L’efficacité de la configuration ATV est due au fait que l’effluent garde une direction horizontale en sortie du déflecteur. Ce comportement hydraulique découle du dimensionnement ATV, basé sur une vitesse limite dans l’enceinte du clarificateur et dans la section.
[Photo : Figure 8 – Champ de vitesse (m/s²) pour la configuration ATV à la vitesse 0,8 m/h.]
[Photo : Figure 9 – Champ de vitesse (m/s²) pour la configuration traditionnelle à la vitesse 0,8 m/h.]
[Photo : Figure 10 – Fraction volumique de la boue pour la configuration ATV à la vitesse 0,8 m/h.]
[Photo : Figure 11 – Fraction volumique de la boue pour la configuration traditionnelle à la vitesse 0,8 m/h.]
[Photo : Figure 12 – Comparaison des différentes configurations.]
La mécanique des fluides numérique est un outil performant à forte valeur ajoutée qui a permis de comparer ces deux configurations à un coût nettement plus faible qu'une étude expérimentale à échelle réelle.
Conclusion
L'optimisation de la conception de clarificateurs secondaires et la fiabilisation de leur fonctionnement par la modélisation de leur comportement hydraulique permet de :
- Diagnostiquer les dysfonctionnements d'un ouvrage dans l'optique d'une réhabilitation.
- Tester différents scénarios à forte charge hydraulique.
- Optimiser la conception des futurs clarificateurs en testant de nouvelles géométries et de nouvelles normes.
La Mécanique des Fluides Numérique (MFN) est un outil puissant et précis qui permet d'étudier une variété d'applications dans les métiers de l'eau.

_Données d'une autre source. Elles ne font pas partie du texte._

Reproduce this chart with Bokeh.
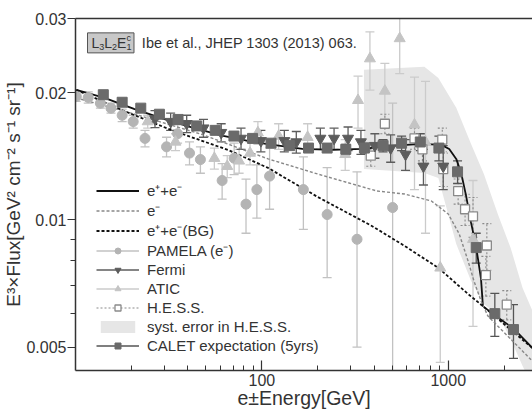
from bokeh.plotting import figure
from bokeh.models import (Legend, LegendItem, FixedTicker, LogAxis, Label, Range1d,
                          CustomJSTickFormatter)
from bokeh.embed import file_html
from bokeh.resources import INLINE

# ---------------- data ----------------
# model curves
ee_E = [10.1, 14.3, 20.6, 29.7, 42.9, 62.1, 89.5, 115, 165, 239, 345, 497, 718, 918,
        1012, 1104, 1173, 1247, 1326, 1409, 1499, 1535, 1799, 2244, 2832]
ee_F = [0.02033, 0.01946, 0.01833, 0.01735, 0.01652, 0.01581, 0.0153, 0.01506, 0.01473,
        0.01465, 0.01473, 0.01497, 0.01514, 0.01506, 0.01473, 0.01395, 0.01292, 0.0114,
        0.00984, 0.00868, 0.00725, 0.00625, 0.00592, 0.00553, 0.00497]

em_E = [10.1, 20.6, 48.6, 70.2, 108, 199, 414, 583, 812, 1000, 1145, 1277, 1374, 1499, 1633, 2832]
em_F = [0.01946, 0.01783, 0.01590, 0.01497, 0.01395, 0.01285, 0.01171, 0.01152, 0.01109,
        0.01033, 0.00927, 0.0080, 0.00717, 0.00643, 0.00592, 0.00463]

bg_E = [10.1, 18.2, 33.6, 65.9, 108, 199, 389, 583, 885, 1277, 1535, 2832]
bg_F = [0.02033, 0.01812, 0.01625, 0.01465, 0.01328, 0.01134, 0.00968, 0.00868, 0.0077,
        0.00668, 0.00625, 0.00497]

# PAMELA (e-)
pam_E = [10.1, 11.7, 13.6, 15.5, 17.8, 20.4, 23.6, 30.8, 35.3, 40.9, 46.8, 61.2, 71.0,
         82.2, 94.0, 110, 167, 224, 324, 503]
pam_F = [0.0196, 0.0195, 0.0189, 0.0184, 0.0177, 0.0171, 0.0156, 0.0149, 0.0160, 0.0144,
         0.0139, 0.0124, 0.0140, 0.0109, 0.0118, 0.0127, 0.0118, 0.0103, 0.0090, 0.0107]
pam_err = [0.0005, 0.0006, 0.0005, 0.0005, 0.0006, 0.0006, 0.0007, 0.0008, 0.0008, 0.0009,
           0.0010, 0.0012, 0.0012, 0.0016, 0.0017, 0.0021, 0.0023, 0.0030, 0.0040, 0.0082]

# Fermi
fer_E = [26.7, 32.4, 39.5, 48.6, 60.5, 77.3, 98.8, 132, 153, 206, 244, 290, 340, 404,
         491, 590, 736, 940]
fer_F = [0.01735, 0.0171, 0.0169, 0.0165, 0.0161, 0.0156, 0.0154, 0.0154, 0.0153, 0.0156,
         0.0156, 0.0156, 0.0153, 0.0150, 0.0148, 0.0143, 0.0134, 0.0134]
fer_err = [0.0008, 0.0008, 0.0008, 0.0008, 0.0008, 0.0009, 0.0009, 0.0009, 0.0009, 0.0009,
           0.0009, 0.0010, 0.0010, 0.0010, 0.0011, 0.0012, 0.0013, 0.0016]

# ATIC
atic_E = [24.4, 34.4, 55.6, 65.2, 75.5, 86.4, 95.2, 123, 176, 280, 328, 380, 457, 549,
          659, 755, 906, 1358]
atic_F = [0.0171, 0.0153, 0.0140, 0.0134, 0.0138, 0.0144, 0.0161, 0.0158, 0.0157, 0.0143,
          0.0192, 0.0241, 0.0202, 0.0269, 0.0168, 0.0153, 0.0077, 0.0090]
atic_err = [0.0006, 0.0007, 0.0008, 0.0008, 0.0009, 0.0009, 0.0010, 0.0011, 0.0012, 0.0012,
            0.0027, 0.0038, 0.0033, 0.0047, 0.0050, 0.0060, 0.0031, 0.0034]

# H.E.S.S.
hess_E = [384, 457, 659, 727, 929, 940, 1130, 1231, 1358, 1592, 1611, 2061]
hess_F = [0.0142, 0.0169, 0.0156, 0.0147, 0.0155, 0.0132, 0.0117, 0.0106, 0.0102, 0.0074,
          0.0087, 0.0063]
hess_err = [0.0008, 0.0009, 0.0009, 0.0009, 0.0010, 0.0012, 0.0008, 0.0009, 0.0011, 0.0008,
            0.0011, 0.0005]

# H.E.S.S. systematic band
band_E = [353, 745, 885, 1104, 1326, 1553, 1844, 2163, 2506, 2832, 3319]
band_hi = [0.02267, 0.02305, 0.02170, 0.01843, 0.01514, 0.01285, 0.01033, 0.00858, 0.0069,
           0.00609, 0.00561]
band_lo = [0.01321, 0.01292, 0.01257, 0.00877, 0.00717, 0.00632, 0.00596, 0.00522, 0.00451,
           0.00404, 0.00353]

# CALET expectation (5yrs)
cal_E = [14.1, 17.8, 22.4, 28.2, 35.5, 44.7, 56.2, 70.8, 89.1, 112, 141, 178, 224, 282,
         355, 447, 562, 708, 891, 1122, 1413, 1778, 2239]
cal_F = [0.0198, 0.0190, 0.0184, 0.0178, 0.0173, 0.0167, 0.0163, 0.0158, 0.0156, 0.0152,
         0.0150, 0.0148, 0.0148, 0.0147, 0.0148, 0.0150, 0.0152, 0.0153, 0.0148, 0.0130,
         0.0086, 0.0060, 0.0055]
cal_err = [0.0002, 0.0002, 0.0002, 0.0002, 0.0002, 0.0002, 0.0002, 0.0002, 0.0002, 0.0003,
           0.0003, 0.0003, 0.0003, 0.0004, 0.0004, 0.0005, 0.0006, 0.0007, 0.0010, 0.0008,
           0.0007, 0.0007, 0.0008]

x_ticks = [100, 1000]
x_minor = [20, 30, 40, 50, 60, 70, 80, 90, 200, 300, 400, 500, 600, 700, 800, 900, 2000]
y_ticks = [0.005, 0.01, 0.02, 0.03]
y_minor = [0.006, 0.007, 0.008, 0.009]

# ---------------- styling ----------------
FONT = "Liberation Sans"
TXT = "#333333"
C_PAM = "#b4b4b4"
C_PAM_BAR = "#c2c2c2"
C_ATIC = "#c4c4c4"
C_ATIC_BAR = "#cbcbcb"
C_FER = "#5c5c5c"
C_CAL = "#6a6a6a"
C_CAL_BAR = "#555555"
C_HESS = "#8a8a8a"

p = figure(width=532, height=411, x_axis_type="log", y_axis_type="log",
           x_range=Range1d(10, 2832), y_range=Range1d(0.0044, 0.03),
           output_backend="svg", toolbar_location=None,
           min_border_left=71, min_border_right=0, min_border_top=18, min_border_bottom=41)
p.outline_line_color = None
p.grid.visible = False
p.background_fill_color = "white"
p.border_fill_color = "white"

fmt = CustomJSTickFormatter(code="return tick.toString();")

xa = p.xaxis[0]
xa.ticker = FixedTicker(ticks=x_ticks, minor_ticks=x_minor)
xa.formatter = fmt
xa.axis_line_color = TXT
xa.axis_line_width = 1.5
xa.major_tick_in = 10
xa.major_tick_out = 0
xa.minor_tick_in = 5
xa.minor_tick_out = 0
xa.major_tick_line_color = TXT
xa.minor_tick_line_color = TXT
xa.major_tick_line_width = 1.2
xa.major_label_standoff = 3
xa.major_label_text_font = FONT
xa.major_label_text_font_size = "16px"
xa.major_label_text_color = TXT
xa.axis_label = "e±Energy[GeV]"
xa.axis_label_standoff = -2
xa.axis_label_text_font = FONT
xa.axis_label_text_font_size = "19.5px"
xa.axis_label_text_font_style = "normal"
xa.axis_label_text_color = TXT

ya = p.yaxis[0]
ya.ticker = FixedTicker(ticks=y_ticks, minor_ticks=y_minor)
ya.formatter = fmt
ya.axis_line_color = TXT
ya.axis_line_width = 1.5
ya.major_tick_in = 0
ya.major_tick_out = 8
ya.minor_tick_in = 0
ya.minor_tick_out = 5
ya.major_tick_line_color = TXT
ya.minor_tick_line_color = TXT
ya.major_tick_line_width = 1.2
ya.major_label_standoff = 1
ya.major_label_text_font = FONT
ya.major_label_text_font_size = "16px"
ya.major_label_text_color = TXT
ya.axis_label = "E³×Flux[GeV² cm⁻² s⁻¹ sr⁻¹]"
ya.axis_label_standoff = -1
ya.axis_label_text_font = FONT
ya.axis_label_text_font_size = "19px"
ya.axis_label_text_font_style = "normal"
ya.axis_label_text_color = TXT

top = LogAxis(ticker=FixedTicker(ticks=[]), axis_line_color=TXT, axis_line_width=1.5,
              major_tick_in=0, major_tick_out=0, minor_tick_in=0, minor_tick_out=0,
              major_label_standoff=0, major_label_text_font_size="0px")
p.add_layout(top, "above")

# systematic band (behind everything)
r_band = p.varea(x=band_E, y1=band_lo, y2=band_hi, fill_color="#e6e6e6")


def errbars(E, F, err, color, dash="solid", width=1.3, cap=9):
    lo = [f - e for f, e in zip(F, err)]
    hi = [f + e for f, e in zip(F, err)]
    seg = p.segment(x0=E, y0=lo, x1=E, y1=hi, line_color=color, line_width=width, line_dash=dash)
    p.scatter(E, hi, marker="dash", size=cap, line_color=color, line_width=width, line_dash=dash)
    p.scatter(E, lo, marker="dash", size=cap, line_color=color, line_width=width, line_dash=dash)
    return seg


b_pam = errbars(pam_E, pam_F, pam_err, C_PAM_BAR)
b_atic = errbars(atic_E, atic_F, atic_err, C_ATIC_BAR)
b_hess = errbars(hess_E, hess_F, hess_err, C_HESS, dash="2 2", width=1.1)
b_fer = errbars(fer_E, fer_F, fer_err, C_FER)
b_cal = errbars(cal_E, cal_F, cal_err, C_CAL_BAR)

# model curves
r_ee = p.line(ee_E, ee_F, line_color="#111111", line_width=1.8)
r_em = p.line(em_E, em_F, line_color="#888888", line_width=1.4, line_dash="3 2")
r_bg = p.line(bg_E, bg_F, line_color="#111111", line_width=1.8, line_dash="3 2")

# data points
s_pam = p.scatter(pam_E, pam_F, marker="circle", size=10, fill_color=C_PAM, line_color=C_PAM)
s_atic = p.scatter(atic_E, atic_F, marker="triangle", size=11, fill_color=C_ATIC, line_color=C_ATIC)
s_hess = p.scatter(hess_E, hess_F, marker="square", size=9, fill_color="white",
                   line_color=C_HESS, line_width=1.3)
s_fer = p.scatter(fer_E, fer_F, marker="inverted_triangle", size=11, fill_color=C_FER, line_color=C_FER)
s_cal = p.scatter(cal_E, cal_F, marker="square", size=10, fill_color=C_CAL, line_color=C_CAL)

legend = Legend(items=[
    LegendItem(label="e⁺+e⁻", renderers=[r_ee]),
    LegendItem(label="e⁻", renderers=[r_em]),
    LegendItem(label="e⁺+e⁻(BG)", renderers=[r_bg]),
    LegendItem(label="PAMELA (e⁻)", renderers=[b_pam, s_pam]),
    LegendItem(label="Fermi", renderers=[b_fer, s_fer]),
    LegendItem(label="ATIC", renderers=[b_atic, s_atic]),
    LegendItem(label="H.E.S.S.", renderers=[b_hess, s_hess]),
    LegendItem(label="syst. error in H.E.S.S.", renderers=[r_band]),
    LegendItem(label="CALET expectation (5yrs)", renderers=[b_cal, s_cal]),
], location=(21, 15), glyph_width=43, glyph_height=15, label_height=19, spacing=0,
    padding=0, margin=0, label_standoff=8, border_line_color=None, background_fill_alpha=0,
    label_text_font=FONT, label_text_font_size="15px", label_text_color=TXT)
p.add_layout(legend)

# model tag box and reference
p.quad(left=[11.6], right=[20.6], bottom=[0.02487], top=[0.02774],
       fill_color="#c8c8c8", line_color="#555555", line_width=1)
ax, ay = 11.6, 0.02627
for txt, dx, dy, fs in [("L", 4, 0, "14px"), ("3", 11.8, -4, "9px"), ("L", 16.8, 0, "14px"),
                        ("2", 24.6, -4, "9px"), ("E", 29.6, 0, "14px"), ("1", 38.9, -4, "9px"),
                        ("c", 38.9, 5, "9px")]:
    p.add_layout(Label(x=ax, y=ay, x_offset=dx, y_offset=dy, text=txt, text_font=FONT,
                       text_font_size=fs, text_color=TXT, text_baseline="middle"))
p.add_layout(Label(x=22.7, y=ay, text="Ibe et al., JHEP 1303 (2013) 063.", text_font=FONT,
                   text_font_size="14.5px", text_color=TXT, text_baseline="middle"))

open("out.html", "w").write(file_html(p, INLINE))
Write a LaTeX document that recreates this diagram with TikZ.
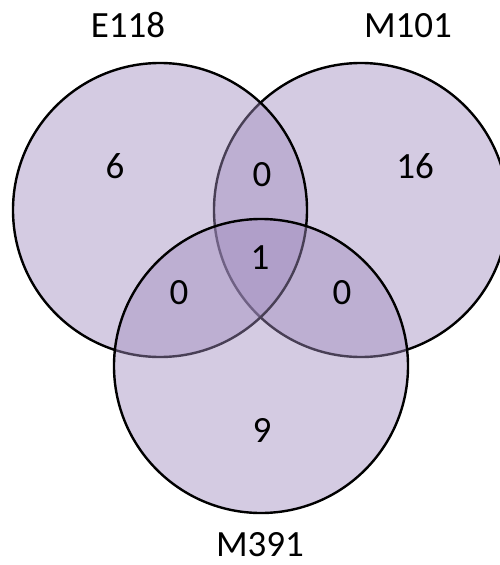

Elle est devenue l'outil indispensable pour la recherche, le développement et le dimensionnement des différents ouvrages de potabilisation et de traitement d'eau résiduaire urbaine.
Elle améliore aussi le processus de développement d'un procédé et élimine les problèmes d'extrapolation. Cet outil d'aide à la conception est à forte valeur ajoutée et permet d'orienter l'expérimentation et l'optimisation avant investissement.
Références bibliographiques
- [1] Anjou Recherche. (2001). Optimisation du fonctionnement hydraulique des clarificateurs secondaires par simulation numérique. Étude AESN.
- [2] Leveque C., de Traversay C., Essemiani K. (2004). Hydraulic study and optimisation of water treatment processes using numerical simulation. In Proceedings IWA Conference, Berlin, 15-19 octobre 2001.
- [3] de Traversay C. (2000). De la mécanique des fluides numérique à l'approche systémique : application aux réacteurs d'oxydation en potabilisation. Thèse de doctorat, Université de Rennes, France.
- [4] Essemiani K. (2000). Potentialités de la mécanique des fluides numérique en agitation mécanique. Thèse de doctorat, Université de Toulouse, France.
- [5] Dahl C. (1993). Numerical modelling of flow and settling in secondary settling tanks, ATV project EF-369.
- [6] Ekama G.A., Barnard J.L., Günthert F.W., Krebs P., McCorquodale J.A., Parker D.S., Wahlberg E.J. (1997). Secondary settling tanks : Theory, modelling, design and operation. IAWQ, Scientific and technical report n° 6.
- [7] Abwasser Techniche Vereinigung ATV. (1994). Dimensioning of a single stage activated sludge plant upwards from 5000 total inhabitants and population equivalent. Doc CEN/TC 165/WG 43, worksheet A131, pp. 1-67.